Economic Update

Published 22 Apr 2014

Local leaders in Manila have defended new rules that restrict access of heavy vehicles to the capital’s streets, saying the scheme will encourage smoother movements of cargo once shippers adapt to the requirements. However, opponents of the ban say it will slow trade activity, jeopardising future economic growth.

The restrictions, introduced in late February, block access to city streets from 5am to 10am and 3pm to 9pm for eight-wheeler trucks and other vehicles with a gross weight of more than 4500 kg. There are some exceptions, including vehicles carrying perishable goods and petroleum products, and those serving government projects.

The mid-day window, a temporary concession granted by the Manila administration to allow shipping companies time to adapt, is set to be closed within six to eight months.

According to Manila mayor Joseph Estrada, the ban will ease traffic congestion in the city, reduce pollution and cut down on damage to transport infrastructure. While the decision has met with strong opposition, Estrada said he will not back down from the position taken by his administration.  

Calculating the costs

The shipping industry, meanwhile, claims the restrictions – which will affect truck access to the Port of Manila – will generate transportation bottlenecks, potentially leading to a shortage of finished goods and inputs for manufacturers, as well as delays in exports.

To make up for the reduction in working hours, some trucking lines have already imposed additional fees, including congestion charges, and pushed up their rates. In late March, the Confederation of Truckers Association of the Philippines announced its members were raising rates by 50%.

However, the greater cost of the reduction in truck capacity may well be short-term supply shortages, according to Christian Gonzalez, the Asia regional head for International Container Terminal Services, which runs the Manila International Container Terminal. While businesses that rely on imports could look for solutions – such as holding more stock in inventory – any adjustments will necessarily generate additional costs, he told OBG.

The ban may have a negative impact on outbound traffic as well. In a study published by Citi Research on March 7, economist Jun Trinidad said there could be a significant loss to the economy if the restrictions were to stay in place without an alternative route to connect the Port of Manila to the economic zones of Cavite, Laguna, Batangas, Rizal and Quezon (CALABARZON). If the new rules cause export delays that persist, he wrote, this could jeopardise production and jobs in CALABARZON, reducing GDP by 1-5%.

In dollar terms, this amounts to $1.4bn-7.1bn, compared to the gain from the reduction of traffic, which Trinidad said stands at $664.5m, based on an analysis by the Japan International Cooperation Agency.  

Need to adapt

Responding to complaints from shippers, on March 18 Public Works Secretary Rogelio Singson told an economic briefing that those all along the logistics chain will need to adapt to the new schedule and make the best use of the times available to them.
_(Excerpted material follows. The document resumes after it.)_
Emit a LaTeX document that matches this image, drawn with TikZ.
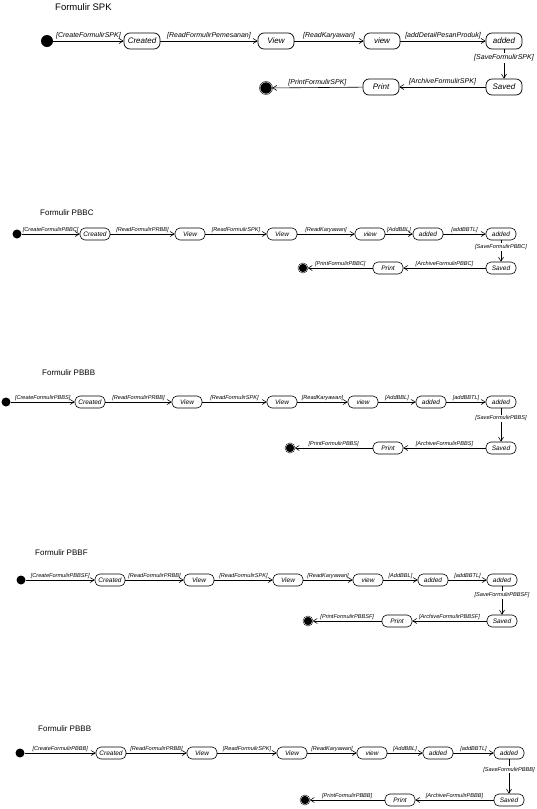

“The window should be sufficient. Unfortunately, we still need to get all the stakeholders like the port operators, the Philippine Port Authority and container yards to cooperate in the sense that they should be open in the evening during the window,” Singson said.

Any longer-term solution may well involve increased use of the other large trans-shipment centres that serve the city and the surrounding area, such as the Batangas and Subic ports.

In a recent interview with OBG, Roberto Garcia, the chairman and administrator of the Subic Bay Metropolitan Authority, said that, of the 2.8m containers that pass through the Port of Manila, some 450,000 come from or are destined to Northern and Central Luzon. If they pass through the Port of Subic, this will substantially relieve both the port and traffic congestion in Manila.

However, the transport industry says Batangas is too small and Subic too far away. Batangas has an annual capacity of 300,000 containers a year, compared to the Port of Manila’s 3.8m. For manufacturers located in or near Metro Manila, exporting through Subic is likely not a viable alternative.

While many transport companies and industrialists may prefer the Port of Manila, it is not without its challenges. As Richard Barclay, CEO of Manila North Harbour Port, told OBG, “Unlike other major hub ports, Manila has no port access road or a fly-over pass to connect the access road with new highways, which creates significant hurdles for the flow of trade to and from the ports.”

The government has been trying to fast-track infrastructure investments, both through direct spending and a public-private partnership scheme, but it has not been able to maintain the flow of projects to meet the mounting demand of the economy. If the city’s secondary ports are to carry much of the load currently borne by the Port of Manila, access to and between these ports and other economic zones may well need to be upgraded.